Thank you for the question. So we have a facility, a short term debt facility of a maximum of $11.5 million and we’ve had this facility in place for at least almost a couple of years now. This facility was set to be repaid last year and we were able to extend it to the beginning or at the beginning of this year and have obtained subsequent extensions and as well as delays in our repayment obligations of this facility.

Looking into the upcoming next few months and as Michael said due to some timing issues on repairs of the hoist in Spain and receipt of insurance proceeds we thought that it would be prudent to extent this facility in to 2014, both from a maturity perspective as well as the draw-down period as well as obtain further extensions on our obligations to make principal repayment, which were prior to this amendment, they were a $1 million a month.

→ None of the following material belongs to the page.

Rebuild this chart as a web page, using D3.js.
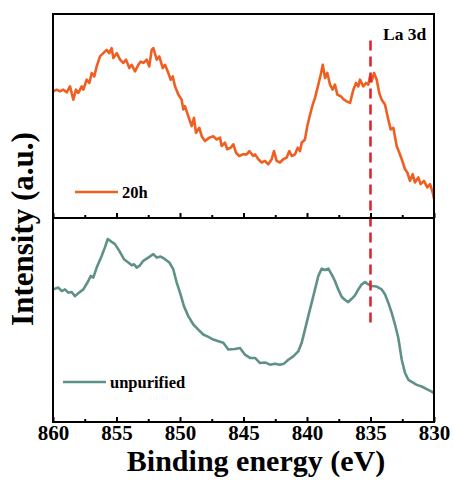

So in connection with the extension of the maturity of this loan, the extension of the draw down period of this loan, the delay in the principal repayment and a reduction in monthly principal repayment from a $1 million to $0.5 million the company agreed to issue $0.5 million warrants to our major shareholder who is the lender under this facility.

Unidentified Analyst

Okay, thank you.

Michael Winship

Thank you, Wade.


Thank you. There are no further questions registered at this time. I would like to turn the meeting back over to Mr. Winship.

Michael Winship

Okay, thank you Jessica. We appreciate the questions and comments we received. Again make apology for getting the presentation up so short of time notice with regards to the call but in summary again we feel very positive as a management about Orvana has progressed in the third quarter and the improvements we are seeing already through into August. Thank you for your attention. Good afternoon.


Thank you. The conference has now ended. Please disconnect your lines at this time. We thank you for your participation.